**EXERCISE TASK**
Go through the material and pull out every line with the string "this" in it.

**MATERIAL FOR THE TASK**
▼

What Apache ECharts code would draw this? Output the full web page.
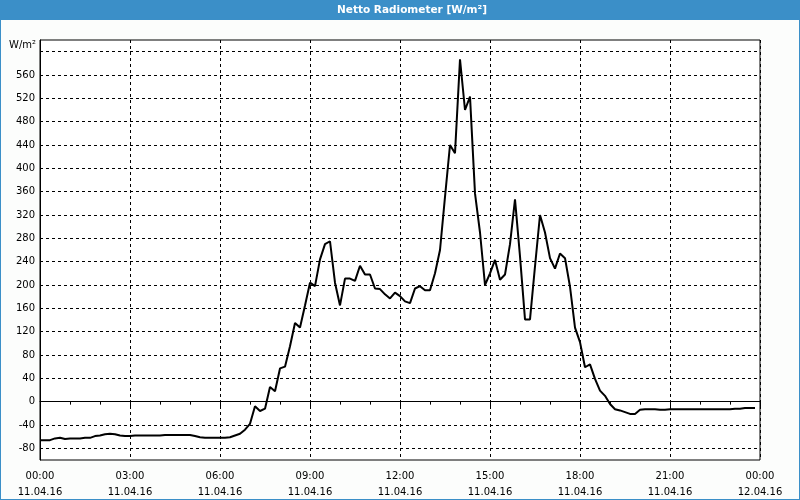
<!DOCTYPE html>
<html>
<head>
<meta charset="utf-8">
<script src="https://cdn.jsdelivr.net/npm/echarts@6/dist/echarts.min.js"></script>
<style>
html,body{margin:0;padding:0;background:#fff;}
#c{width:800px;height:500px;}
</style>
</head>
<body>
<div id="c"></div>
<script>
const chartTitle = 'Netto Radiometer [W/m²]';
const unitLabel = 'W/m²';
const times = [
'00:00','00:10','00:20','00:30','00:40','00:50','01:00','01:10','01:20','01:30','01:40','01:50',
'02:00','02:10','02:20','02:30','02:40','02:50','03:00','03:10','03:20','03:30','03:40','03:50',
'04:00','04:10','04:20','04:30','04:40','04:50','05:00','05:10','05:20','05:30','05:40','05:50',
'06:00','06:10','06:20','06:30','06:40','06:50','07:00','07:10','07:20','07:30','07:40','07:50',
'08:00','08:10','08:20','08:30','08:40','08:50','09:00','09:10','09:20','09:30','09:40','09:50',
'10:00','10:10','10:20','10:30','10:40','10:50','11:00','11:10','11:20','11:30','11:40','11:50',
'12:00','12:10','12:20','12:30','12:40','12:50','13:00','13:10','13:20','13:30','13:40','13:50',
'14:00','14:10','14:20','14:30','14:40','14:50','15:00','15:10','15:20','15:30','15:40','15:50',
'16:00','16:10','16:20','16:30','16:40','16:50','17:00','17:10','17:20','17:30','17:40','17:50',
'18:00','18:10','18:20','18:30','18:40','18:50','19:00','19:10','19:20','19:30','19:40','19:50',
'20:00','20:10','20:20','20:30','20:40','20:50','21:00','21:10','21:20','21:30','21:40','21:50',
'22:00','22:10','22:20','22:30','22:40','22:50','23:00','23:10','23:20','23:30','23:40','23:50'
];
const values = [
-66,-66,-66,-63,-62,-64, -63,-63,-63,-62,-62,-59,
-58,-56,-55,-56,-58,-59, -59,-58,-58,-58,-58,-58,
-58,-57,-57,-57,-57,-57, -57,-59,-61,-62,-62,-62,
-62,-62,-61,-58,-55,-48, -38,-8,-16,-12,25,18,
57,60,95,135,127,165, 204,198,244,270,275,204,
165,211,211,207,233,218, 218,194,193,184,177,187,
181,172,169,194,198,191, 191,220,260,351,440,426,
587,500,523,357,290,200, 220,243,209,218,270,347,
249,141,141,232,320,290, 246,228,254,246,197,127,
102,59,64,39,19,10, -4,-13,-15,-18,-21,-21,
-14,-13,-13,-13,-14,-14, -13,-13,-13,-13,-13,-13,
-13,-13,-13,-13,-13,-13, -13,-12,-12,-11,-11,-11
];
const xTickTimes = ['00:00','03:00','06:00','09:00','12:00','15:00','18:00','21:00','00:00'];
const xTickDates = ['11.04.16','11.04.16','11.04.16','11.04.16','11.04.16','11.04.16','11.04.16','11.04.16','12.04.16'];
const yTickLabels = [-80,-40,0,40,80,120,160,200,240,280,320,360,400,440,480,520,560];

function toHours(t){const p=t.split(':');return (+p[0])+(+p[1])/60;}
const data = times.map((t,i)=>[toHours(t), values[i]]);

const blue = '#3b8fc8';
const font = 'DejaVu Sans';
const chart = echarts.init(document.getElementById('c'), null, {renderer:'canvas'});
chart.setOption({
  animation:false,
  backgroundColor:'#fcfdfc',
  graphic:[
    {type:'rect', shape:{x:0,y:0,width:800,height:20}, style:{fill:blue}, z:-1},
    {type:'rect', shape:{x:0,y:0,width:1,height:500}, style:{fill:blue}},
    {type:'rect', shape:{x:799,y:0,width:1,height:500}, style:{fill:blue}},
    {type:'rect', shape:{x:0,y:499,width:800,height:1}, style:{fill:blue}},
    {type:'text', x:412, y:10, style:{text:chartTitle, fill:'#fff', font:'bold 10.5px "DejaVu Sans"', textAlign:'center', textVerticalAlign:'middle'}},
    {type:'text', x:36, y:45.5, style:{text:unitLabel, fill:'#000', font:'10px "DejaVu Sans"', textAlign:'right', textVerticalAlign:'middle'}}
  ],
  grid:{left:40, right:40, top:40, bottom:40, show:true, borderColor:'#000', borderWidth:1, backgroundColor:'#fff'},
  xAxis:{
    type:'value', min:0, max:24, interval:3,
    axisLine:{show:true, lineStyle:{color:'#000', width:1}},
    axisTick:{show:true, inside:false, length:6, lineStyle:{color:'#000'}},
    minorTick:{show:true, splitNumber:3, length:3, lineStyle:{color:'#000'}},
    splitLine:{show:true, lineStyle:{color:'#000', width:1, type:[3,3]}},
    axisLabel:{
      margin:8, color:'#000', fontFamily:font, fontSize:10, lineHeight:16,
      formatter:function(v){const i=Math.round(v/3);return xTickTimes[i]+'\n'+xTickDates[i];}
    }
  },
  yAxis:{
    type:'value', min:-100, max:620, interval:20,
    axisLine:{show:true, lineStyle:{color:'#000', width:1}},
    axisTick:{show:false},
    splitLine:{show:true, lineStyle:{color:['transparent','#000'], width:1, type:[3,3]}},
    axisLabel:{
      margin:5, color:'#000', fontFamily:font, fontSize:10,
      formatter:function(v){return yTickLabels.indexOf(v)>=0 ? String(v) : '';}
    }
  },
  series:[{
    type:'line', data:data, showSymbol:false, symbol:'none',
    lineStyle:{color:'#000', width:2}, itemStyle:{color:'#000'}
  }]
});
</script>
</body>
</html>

▲
▼

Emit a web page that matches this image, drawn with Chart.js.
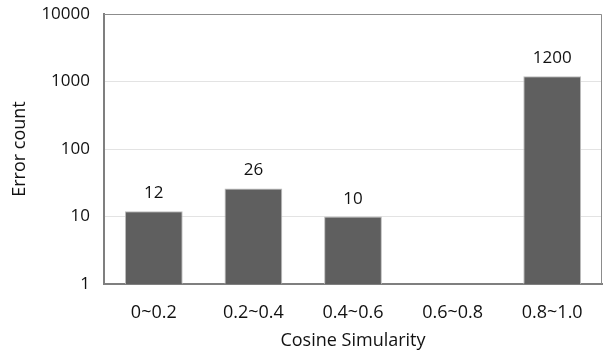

▲

**CORRECT RESULT**
What Apache ECharts code would draw this? Output the full web page.
Emit a web page that matches this image, drawn with Chart.js.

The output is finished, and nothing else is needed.